The term “key guardian” would have been somewhat more accurate.

Fiat Lux? Fiat Ducato? What is this “fiat currency?”

A further contribution to the general ambiguity is the term “fiat currency” contained in the text of the Directive as an object of exchange for VC. A definition is not provided, despite the term currently only being used in the cryptocurrency scene. However, Recital 8 of AMLD5 explains the term fiat currency in more detail:

coins and banknotes that are designated as legal tender and electronic money, of a country, accepted as a medium of exchange in the issuing country.

No bad translation this time as the original sentence in the English version sounds just as rough. By the way, if e-money is mentioned anyway, bank money should also have been listed. Why not simply refer to “legally established currency” as a counterpart to the “virtual currency” or “amount of money” in accordance with Art. 4 no. 25 of PSD2?

The new pair “virtual” vs. “fiat” is not a good match anyway. One refers to the form of appearance, the other to its process of creation from nothing. The correct counterpart to fiat currency (i.e. money without intrinsic value) would therefore be commodity money and not VC. In this sense, almost any money today (whether euros or bitcoin) is “virtual” and “fiat” at the same time. However, the unconventional interpretation of the term “fiat currency” in the sense of the legal/national currency has prevailed in the VC scene – presumably based on incomprehension of the opposite monetary system – and now even finds its way into the law. Sometimes you get the impression that the money alchemists misunderstand each other and that the overburdened regulator is right in the middle of this game of “Chinese whispers”.

Can area exemptions provide clarity?

Fortunately, there are also two area exemptions, but they are only mentioned in the recitals.

in-games currencies, that can be used exclusively within a specific game environment (Recital 10)

local currencies, also known as complementary currencies, that are used in very limited networks such as a city or a region and among a small number of users” (Recital 11).

PSD2 (Art. 3k) provides the known area exemptions of the limited network and the very limited range of products as well as instruments for tax and social purposes.
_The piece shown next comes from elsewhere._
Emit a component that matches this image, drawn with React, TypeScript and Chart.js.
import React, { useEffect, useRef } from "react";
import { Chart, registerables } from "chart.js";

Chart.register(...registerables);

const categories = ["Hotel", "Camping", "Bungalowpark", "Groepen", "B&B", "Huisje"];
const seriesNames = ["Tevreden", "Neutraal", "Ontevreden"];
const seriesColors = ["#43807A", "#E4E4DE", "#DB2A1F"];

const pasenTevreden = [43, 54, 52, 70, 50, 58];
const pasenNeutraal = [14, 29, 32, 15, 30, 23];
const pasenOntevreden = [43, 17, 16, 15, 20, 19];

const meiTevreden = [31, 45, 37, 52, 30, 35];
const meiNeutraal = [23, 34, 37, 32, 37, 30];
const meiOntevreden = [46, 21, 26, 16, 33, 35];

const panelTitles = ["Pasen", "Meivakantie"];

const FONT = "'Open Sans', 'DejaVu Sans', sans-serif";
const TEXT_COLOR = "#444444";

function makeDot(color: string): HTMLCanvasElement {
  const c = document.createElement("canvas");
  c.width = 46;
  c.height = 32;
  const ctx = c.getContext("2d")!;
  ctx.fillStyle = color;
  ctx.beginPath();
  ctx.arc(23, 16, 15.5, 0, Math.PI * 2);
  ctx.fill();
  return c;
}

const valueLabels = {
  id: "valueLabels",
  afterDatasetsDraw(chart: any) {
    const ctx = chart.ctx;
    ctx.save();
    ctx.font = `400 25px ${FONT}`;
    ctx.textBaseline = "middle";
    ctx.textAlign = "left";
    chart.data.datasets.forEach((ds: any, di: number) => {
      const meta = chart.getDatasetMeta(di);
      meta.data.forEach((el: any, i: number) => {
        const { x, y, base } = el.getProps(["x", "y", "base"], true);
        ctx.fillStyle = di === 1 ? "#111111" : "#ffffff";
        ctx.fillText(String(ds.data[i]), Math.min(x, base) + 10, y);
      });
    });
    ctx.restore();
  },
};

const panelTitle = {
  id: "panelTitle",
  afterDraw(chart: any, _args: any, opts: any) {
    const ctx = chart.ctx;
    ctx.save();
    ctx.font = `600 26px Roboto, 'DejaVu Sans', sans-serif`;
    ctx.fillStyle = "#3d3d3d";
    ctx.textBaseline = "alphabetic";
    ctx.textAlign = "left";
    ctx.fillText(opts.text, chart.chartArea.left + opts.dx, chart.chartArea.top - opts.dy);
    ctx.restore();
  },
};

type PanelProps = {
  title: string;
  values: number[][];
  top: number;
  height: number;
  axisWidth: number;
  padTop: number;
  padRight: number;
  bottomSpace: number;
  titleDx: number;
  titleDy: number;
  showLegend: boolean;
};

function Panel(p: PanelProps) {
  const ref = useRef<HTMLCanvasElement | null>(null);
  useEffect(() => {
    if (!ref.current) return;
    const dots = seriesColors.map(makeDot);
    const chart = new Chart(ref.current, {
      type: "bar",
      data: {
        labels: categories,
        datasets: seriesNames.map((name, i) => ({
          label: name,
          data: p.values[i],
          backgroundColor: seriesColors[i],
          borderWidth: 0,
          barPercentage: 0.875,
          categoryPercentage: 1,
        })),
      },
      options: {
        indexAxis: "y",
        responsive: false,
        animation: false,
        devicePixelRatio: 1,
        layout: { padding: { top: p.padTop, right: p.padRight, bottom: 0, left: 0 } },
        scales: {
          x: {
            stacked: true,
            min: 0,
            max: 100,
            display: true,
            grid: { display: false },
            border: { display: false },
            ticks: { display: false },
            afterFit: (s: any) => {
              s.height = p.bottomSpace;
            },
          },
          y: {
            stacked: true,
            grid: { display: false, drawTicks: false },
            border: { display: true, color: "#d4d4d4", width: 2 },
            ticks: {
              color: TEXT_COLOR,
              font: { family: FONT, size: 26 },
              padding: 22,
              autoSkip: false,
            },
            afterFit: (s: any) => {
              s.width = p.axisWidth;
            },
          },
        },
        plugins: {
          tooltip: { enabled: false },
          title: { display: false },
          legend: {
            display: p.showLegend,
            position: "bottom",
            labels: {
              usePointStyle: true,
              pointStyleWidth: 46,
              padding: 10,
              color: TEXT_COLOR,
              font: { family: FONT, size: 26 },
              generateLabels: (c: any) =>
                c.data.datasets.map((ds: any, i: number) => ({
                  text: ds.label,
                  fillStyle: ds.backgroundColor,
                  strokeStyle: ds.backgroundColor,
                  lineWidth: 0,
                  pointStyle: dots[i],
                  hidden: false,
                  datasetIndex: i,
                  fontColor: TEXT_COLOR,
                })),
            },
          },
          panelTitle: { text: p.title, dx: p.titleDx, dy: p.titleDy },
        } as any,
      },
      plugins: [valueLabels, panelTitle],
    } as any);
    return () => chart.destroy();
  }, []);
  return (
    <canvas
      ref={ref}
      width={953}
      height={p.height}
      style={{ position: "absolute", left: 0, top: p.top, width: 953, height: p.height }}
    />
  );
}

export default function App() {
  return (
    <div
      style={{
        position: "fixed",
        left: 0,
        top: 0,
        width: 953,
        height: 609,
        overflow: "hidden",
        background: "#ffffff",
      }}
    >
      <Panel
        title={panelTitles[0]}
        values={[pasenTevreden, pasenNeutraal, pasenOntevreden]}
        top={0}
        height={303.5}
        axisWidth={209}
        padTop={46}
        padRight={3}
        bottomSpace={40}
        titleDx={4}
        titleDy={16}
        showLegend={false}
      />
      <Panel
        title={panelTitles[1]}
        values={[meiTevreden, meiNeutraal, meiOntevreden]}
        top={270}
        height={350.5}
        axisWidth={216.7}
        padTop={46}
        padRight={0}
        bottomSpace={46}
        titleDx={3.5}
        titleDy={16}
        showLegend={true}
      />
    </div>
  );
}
Why didn’t they just take over this area exemption? The area exemptions for VC cited above would certainly also apply under PSD2 if the national currency was used instead of VC. It is likely that the regulator wanted to narrow the area of application considerably compared to the PSD2 exemption. Where PSD2 simply mentions “limited networks”, the adjective “very” is added here for limited networks (“currencies, that are used in very limited networks”). New, but open to interpretation, is also a quantitative criterion (number of users).
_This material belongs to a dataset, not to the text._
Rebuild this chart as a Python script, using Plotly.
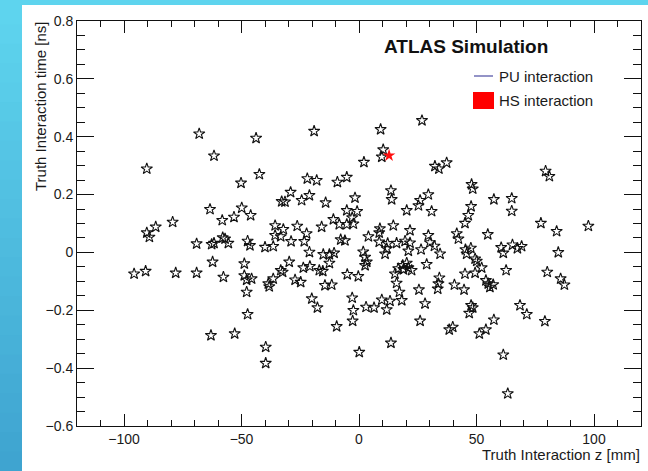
import plotly.graph_objects as go

# ---------------- data ----------------
pu_z = [
    -68.0, -43.8, -19.1, -90.3, -61.7, -42.4, -50.2, -22.0, -18.0, -9.2,
    -5.2, -29.1, -21.1, -24.4, -32.9, -31.5, -14.2, -1.7, -63.4, -49.9,
    -46.1, -53.2, -58.2, -79.3, -86.5, -90.3, -89.2, -69.1, -62.7, -61.7,
    -58.0, -57.0, -55.6, -47.4, -46.4, -40.0, -36.5, -35.7, -32.2, -35.7,
    -33.3, -26.3, -28.9, -23.3, -22.3, -15.9, -10.9, -8.4, -5.2, -2.4,
    -5.2, -0.8, -2.9, -7.8, -6.0,
    9.2, 26.8, 10.3, 9.7, 2.1, 32.3, 34.0, 37.3, 79.4, 81.0,
    47.9, 48.4, 13.6, 13.9, 29.5, 57.4, 65.0, 65.0, 26.0, 25.3,
    30.9, 20.3, 47.7, 46.5, 45.1, 14.6, 8.9, 8.6, 4.0, 21.7,
    29.5, 41.6, 42.3, 54.8, 77.4, 84.1, 97.6, 8.6, 12.2, 16.0,
    19.6, 21.7, 30.2, 32.1, 60.5, 65.3, 67.4, 69.2, 45.3, 47.6,
    1.8, 26.4, 84.8, 11.8, 11.1, 21.0, 34.5, 45.8, 61.4,
    2.6, 3.3, 2.6, 28.8, 49.4, 50.1, 52.2, 62.6, 15.3, 16.7,
    18.6, 20.3, 21.0, 22.4, 18.9, 16.0, 17.2, 18.2, 25.5, 28.1,
    26.0, 34.2, 33.8, 33.5, 40.6, 44.7, 45.1, 49.4, 54.0, 55.7,
    57.1, 55.0, 3.0, 6.4, 9.7, 11.8, 13.2, 13.6, 38.4, 39.9,
    47.7, 48.4, 46.9, 51.2, 54.0, 57.4, 68.5, 71.4, 61.4, 63.3,
    79.1, 80.1, 85.8, 87.4,
    -21.1, -15.2, -12.6, -10.6, -12.6, -62.3, -48.8, -29.7, -23.7, -20.9,
    -33.3, -32.5, -16.9, -15.4, -95.7, -90.8, -78.0, -69.1, -57.7, -48.8,
    -47.8, -45.7, -36.5, -38.6, -38.2, -27.2, -24.8, -14.5, -11.6, -5.0,
    -0.3, -47.8, -20.1, -17.7, -2.9, -2.4, -2.7, -47.4, -9.5, -63.0,
    -52.9, -39.7, -39.7, 0.1,
]
pu_t = [
    0.410, 0.395, 0.419, 0.289, 0.334, 0.270, 0.240, 0.255, 0.249, 0.243,
    0.260, 0.208, 0.197, 0.180, 0.176, 0.175, 0.172, 0.189, 0.149, 0.154,
    0.128, 0.122, 0.111, 0.105, 0.088, 0.068, 0.053, 0.030, 0.028, 0.032,
    0.051, 0.047, 0.032, 0.039, 0.024, 0.018, 0.021, 0.093, 0.080, 0.059,
    0.055, 0.091, 0.038, 0.038, 0.065, 0.088, 0.114, 0.097, 0.097, 0.099,
    0.145, 0.142, 0.120, 0.044, 0.041,
    0.425, 0.456, 0.355, 0.330, 0.312, 0.298, 0.289, 0.310, 0.281, 0.263,
    0.235, 0.220, 0.214, 0.183, 0.200, 0.183, 0.187, 0.143, 0.180, 0.162,
    0.142, 0.145, 0.159, 0.128, 0.101, 0.093, 0.082, 0.068, 0.055, 0.076,
    0.059, 0.065, 0.047, 0.062, 0.101, 0.073, 0.091, 0.036, 0.031, 0.032,
    0.039, 0.033, 0.034, 0.022, 0.017, 0.026, 0.014, 0.021, 0.010, 0.015,
    0.002, 0.010, 0.000, 0.013, -0.005, 0.005, -0.005, -0.005, -0.002,
    -0.016, -0.033, -0.045, -0.041, -0.022, -0.030, -0.053, -0.062, -0.074, -0.056,
    -0.045, -0.037, -0.053, -0.062, -0.059, -0.106, -0.137, -0.166, -0.129, -0.177,
    -0.237, -0.088, -0.108, -0.126, -0.112, -0.129, -0.074, -0.071, -0.097, -0.120,
    -0.111, -0.108, -0.189, -0.191, -0.164, -0.198, -0.168, -0.313, -0.267, -0.258,
    -0.183, -0.191, -0.210, -0.281, -0.267, -0.233, -0.183, -0.214, -0.354, -0.488,
    -0.238, -0.068, -0.091, -0.112,
    0.001, -0.007, -0.007, -0.002, -0.037, -0.033, -0.039, -0.033, -0.053, -0.048,
    -0.062, -0.068, -0.062, -0.065, -0.074, -0.065, -0.071, -0.071, -0.085, -0.080,
    -0.095, -0.091, -0.091, -0.108, -0.118, -0.095, -0.103, -0.114, -0.112, -0.076,
    -0.083, -0.137, -0.160, -0.191, -0.157, -0.200, -0.237, -0.214, -0.256, -0.287,
    -0.281, -0.327, -0.383, -0.345,
]
hs_z = [12.8]
hs_t = [0.335]

x_range = [-120, 120]
y_range = [-0.6, 0.8]
x_title = "Truth Interaction z [mm]"
y_title = "Truth Interaction time [ns]"
label_main = "ATLAS Simulation"
legend_names = ["PU interaction", "HS interaction"]

# ---------------- layout geometry ----------------
W, H = 648, 471
L, R, T, B = 77, 7, 21, 45
PW, PH = W - L - R, H - T - B


def px(X):
    return (X - L) / PW


def py(Y):
    return (H - B - Y) / PH


FONT = "Liberation Sans, Arial, Helvetica, sans-serif"
TXT = "#1a1a1a"

fig = go.Figure()
fig.add_trace(go.Scatter(
    x=pu_z, y=pu_t, mode="markers", name=legend_names[0], showlegend=False,
    marker=dict(symbol="star-open", size=8.5, color="#111",
                line=dict(width=1.1, color="#111")),
))
fig.add_trace(go.Scatter(
    x=hs_z, y=hs_t, mode="markers", name=legend_names[1], showlegend=False,
    marker=dict(symbol="star", size=9.5, color="#ff1010", line=dict(width=0)),
))

axis_common = dict(
    showgrid=False, zeroline=False, showline=True, linecolor="#111",
    linewidth=1, mirror="ticks", ticks="inside", tickcolor="#111",
    tickwidth=1, tickfont=dict(family=FONT, size=14, color=TXT),
)
fig.update_xaxes(range=x_range, dtick=50, tick0=0, ticklen=12,
                 minor=dict(dtick=10, ticklen=6, ticks="inside", tickcolor="#111"),
                 **axis_common)
fig.update_yaxes(range=y_range, dtick=0.2, tick0=0, ticklen=17,
                 minor=dict(dtick=0.05, ticklen=8, ticks="inside", tickcolor="#111"),
                 **axis_common)

# ---------------- background panel (slide look) ----------------
shapes = []
shapes.append(dict(type="rect", xref="paper", yref="paper", layer="below",
                   x0=px(22), x1=px(W + 10), y0=py(H + 10), y1=py(5),
                   fillcolor="white", line=dict(width=0)))
top_c = (94, 212, 238)
bot_c = (63, 164, 208)
n = 24
for i in range(n):
    f = i / (n - 1)
    c = tuple(int(round(top_c[k] + (bot_c[k] - top_c[k]) * f)) for k in range(3))
    y0 = 5 + (H - 5) * i / n
    y1 = 5 + (H - 5) * (i + 1) / n
    shapes.append(dict(type="rect", xref="paper", yref="paper", layer="below",
                       x0=px(-5), x1=px(22), y0=py(y1 + 1), y1=py(y0),
                       fillcolor="rgb(%d,%d,%d)" % c, line=dict(width=0)))

# legend symbols
shapes.append(dict(type="line", xref="paper", yref="paper",
                   x0=px(474), x1=px(493), y0=py(76), y1=py(76),
                   line=dict(color="#6f6fb5", width=1.5)))
shapes.append(dict(type="rect", xref="paper", yref="paper",
                   x0=px(473), x1=px(494), y0=py(109), y1=py(92),
                   fillcolor="#ff0000", line=dict(width=0)))

annotations = [
    dict(text="<b>%s</b>" % label_main, xref="paper", yref="paper",
         x=px(382), y=py(46), xanchor="left", yanchor="middle", showarrow=False,
         font=dict(family=FONT, size=19, color="#111")),
    dict(text=legend_names[0], xref="paper", yref="paper",
         x=px(497), y=py(76), xanchor="left", yanchor="middle", showarrow=False,
         font=dict(family=FONT, size=15, color=TXT)),
    dict(text=legend_names[1], xref="paper", yref="paper",
         x=px(497), y=py(100), xanchor="left", yanchor="middle", showarrow=False,
         font=dict(family=FONT, size=15, color=TXT)),
    dict(text=x_title, xref="paper", yref="paper",
         x=px(642), y=py(455), xanchor="right", yanchor="middle", showarrow=False,
         font=dict(family=FONT, size=15, color=TXT)),
    dict(text=y_title, xref="paper", yref="paper", textangle=-90,
         x=px(40), y=py(19), xanchor="center", yanchor="top", showarrow=False,
         font=dict(family=FONT, size=15, color=TXT)),
]

fig.update_layout(
    width=W, height=H, autosize=False,
    margin=dict(l=L, r=R, t=T, b=B, pad=0),
    paper_bgcolor="rgb(%d,%d,%d)" % top_c, plot_bgcolor="white",
    shapes=shapes, annotations=annotations, showlegend=False,
    font=dict(family=FONT, color=TXT),
)

fig.write_html("out.html")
The reference to the so-called complementary currencies (also called regional money) is remarkable. Most complementary currencies in Europe are “prepaid”, consist of colourful paper notes and thus clash at most with the cash monopoly of the respective central bank. However, there are some local currencies in the UK that can also be used cashless via accounts. That is where the term “e-money” would come in. By the way, the area exemption for these currencies was the result of the lobbying work of some English issuers. The only complementary currency that can actually be classified as VC on the basis of the broad definition is the Swiss cashless complementary currency “WIR”, which is issued by WIR Bank in Basel. With approximately 50,000 users, the area exemption would probably not apply.

So when is a digital value e-money and when a virtual currency?

With this legal definition of VC, however, new difficulties arise. Under what conditions is a digital value e-money and when does it constitute a VC? The two money innovations are close together. The new directive therefore rightly warns:

Virtual currencies should not to be confused with electronic money (Recital 10).